My old agent, Jonny Geller, has some horror stories about submissions he received on scented paper etc. He remembers them for the wrong reasons. Straightforward, polite and clear is the way to go.
There really is a temptation to tinker forever, but at the same time you kind of know when you have to get it off your desk.
– Emily Barr
Q – Have you got a favourite book of your own, and if so, why is this?
EB – My favourite book of my own is always the most recent one. Right now it’s my second YA book, set in Rio, which no one has read apart from a few people at Penguin.
I think you have to have the excitement for your current book, and I always have. However, there are a few on my backlist that I would happily delete forever, though I probably shouldn’t say that.
Q – Would you advise letting my third novel rest for a while before editing it? I’m thinking of going back and trying to knock my second into shape in the meantime.
EB – Congratulations on finishing your third novel! That’s brilliant. I would always advise leaving it to rest for a bit, as you see it with much fresher eyes when you go back to it. I do that every time.
It sounds like a very good idea to go back to your second one and have another look at that, too.
Q – I haven’t actually read any of your work – sorry! – but I’ve been trying to decide which book to start off with. Have you got any you would recommend?
EB – Firstly, thank you! I would go for The Sleeper. Possibly, because it’s my most recent one that’s currently published, I like it the best.

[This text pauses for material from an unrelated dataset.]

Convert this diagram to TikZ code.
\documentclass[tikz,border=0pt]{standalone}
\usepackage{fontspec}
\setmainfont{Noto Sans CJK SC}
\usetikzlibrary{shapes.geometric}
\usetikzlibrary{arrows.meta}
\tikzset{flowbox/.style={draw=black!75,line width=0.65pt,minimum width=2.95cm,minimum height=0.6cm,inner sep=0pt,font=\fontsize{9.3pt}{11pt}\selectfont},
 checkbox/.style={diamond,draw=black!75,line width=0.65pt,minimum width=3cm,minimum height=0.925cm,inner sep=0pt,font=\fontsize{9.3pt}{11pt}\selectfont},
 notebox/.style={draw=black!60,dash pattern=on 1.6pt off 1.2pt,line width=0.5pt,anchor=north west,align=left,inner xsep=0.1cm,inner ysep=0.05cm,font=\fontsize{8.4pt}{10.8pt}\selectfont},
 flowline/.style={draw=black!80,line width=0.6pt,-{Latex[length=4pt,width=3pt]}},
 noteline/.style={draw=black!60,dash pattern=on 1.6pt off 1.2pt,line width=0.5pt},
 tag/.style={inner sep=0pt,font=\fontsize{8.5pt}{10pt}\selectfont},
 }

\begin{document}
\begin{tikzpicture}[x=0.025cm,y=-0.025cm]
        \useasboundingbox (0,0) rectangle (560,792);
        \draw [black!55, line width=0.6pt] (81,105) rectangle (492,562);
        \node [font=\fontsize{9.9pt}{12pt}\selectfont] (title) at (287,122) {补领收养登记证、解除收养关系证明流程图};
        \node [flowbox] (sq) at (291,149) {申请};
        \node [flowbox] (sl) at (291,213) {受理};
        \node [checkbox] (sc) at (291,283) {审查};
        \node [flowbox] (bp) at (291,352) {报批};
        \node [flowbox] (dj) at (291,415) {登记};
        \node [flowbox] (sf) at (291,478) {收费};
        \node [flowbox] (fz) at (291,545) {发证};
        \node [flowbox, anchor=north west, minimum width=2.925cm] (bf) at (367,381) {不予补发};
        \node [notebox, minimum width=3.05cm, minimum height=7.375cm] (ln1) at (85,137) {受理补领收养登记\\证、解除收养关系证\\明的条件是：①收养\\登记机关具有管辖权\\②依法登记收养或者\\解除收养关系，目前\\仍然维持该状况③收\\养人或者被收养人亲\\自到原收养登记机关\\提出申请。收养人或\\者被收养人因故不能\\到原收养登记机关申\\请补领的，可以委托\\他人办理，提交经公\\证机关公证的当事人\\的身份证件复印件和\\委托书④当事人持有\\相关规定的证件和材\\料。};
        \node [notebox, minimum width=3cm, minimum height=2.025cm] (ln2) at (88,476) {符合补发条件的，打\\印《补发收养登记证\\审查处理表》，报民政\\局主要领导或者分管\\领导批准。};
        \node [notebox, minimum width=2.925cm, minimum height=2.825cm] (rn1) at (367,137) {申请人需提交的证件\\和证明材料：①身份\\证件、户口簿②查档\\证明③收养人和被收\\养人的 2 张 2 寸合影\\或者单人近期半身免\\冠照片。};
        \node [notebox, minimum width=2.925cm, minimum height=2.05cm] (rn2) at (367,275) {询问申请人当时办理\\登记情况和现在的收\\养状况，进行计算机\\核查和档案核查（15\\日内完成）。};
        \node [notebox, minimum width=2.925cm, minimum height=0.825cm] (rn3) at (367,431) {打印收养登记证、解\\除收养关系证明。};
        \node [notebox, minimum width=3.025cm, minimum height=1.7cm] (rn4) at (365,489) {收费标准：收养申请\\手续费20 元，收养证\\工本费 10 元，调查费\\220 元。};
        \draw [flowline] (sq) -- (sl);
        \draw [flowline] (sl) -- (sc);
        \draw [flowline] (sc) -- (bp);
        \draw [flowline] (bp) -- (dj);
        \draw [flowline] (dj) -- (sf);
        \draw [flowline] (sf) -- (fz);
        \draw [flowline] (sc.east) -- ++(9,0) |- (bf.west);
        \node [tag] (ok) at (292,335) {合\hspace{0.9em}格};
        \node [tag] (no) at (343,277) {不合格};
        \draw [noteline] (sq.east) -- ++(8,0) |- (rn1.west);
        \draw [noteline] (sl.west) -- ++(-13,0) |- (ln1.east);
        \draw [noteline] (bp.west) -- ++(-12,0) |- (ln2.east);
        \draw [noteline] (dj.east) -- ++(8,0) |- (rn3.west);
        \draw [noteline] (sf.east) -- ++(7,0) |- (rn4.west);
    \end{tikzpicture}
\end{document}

I live in Cornwall, and when I moved here it took me ages to discover that you can travel between here and London by sleeper train.
Then a friend told me about a friend of hers who was commuting to London on the sleeper and having a train affair with a man who did the same commute. That was one of those ‘that’s my next book’ moments.
Q – How long do you leave between drafts, and how do you know when a book’s ready to submit? There must be a temptation to tinker forever!
EB – I think you have to submit when you cannot bear the sight of it any longer! There really is a temptation to tinker forever, but at the same time you kind of know when you have to get it off your desk.
I try to leave a week or two between drafts – sometimes I work on another book at that point, and sometimes I just do other things.
Q – Are there any mistakes made or lessons learnt along the way that you wish someone had told you before?
EB – Great question. One is that you have to learn to let go and be very un-precious about your book once it gets into the system.
People will be wanting you to edit it in ways you don’t, and it’s really important both to take their critiques on board, and also to fight to keep things you really feel passionate about.
My YA book came back from the US editor with more than 5,000 suggested edits on it! Some of them were pavements into sidewalks etc but most weren’t.
That was demoralising, but we compromised on lots of it and got through it in a way that everyone was happy with. In the end…
Q – Are there standard royalty agreements between publishers and authors, or does it differ depending on the publishing house and how much they like your book?
EB – It does differ hugely. I’m not au fait with the detail really, as I just sign contracts that arrive – very enthusiastically. But, I know that the percentages are different each time. It’s a complicated thing.
Q – Thank you, Emily, for all your great advice, and taking the time to talk to us!
EB – Thank you all! It’s been lovely, and remember that you can do it, and you’re in the right place to do so here.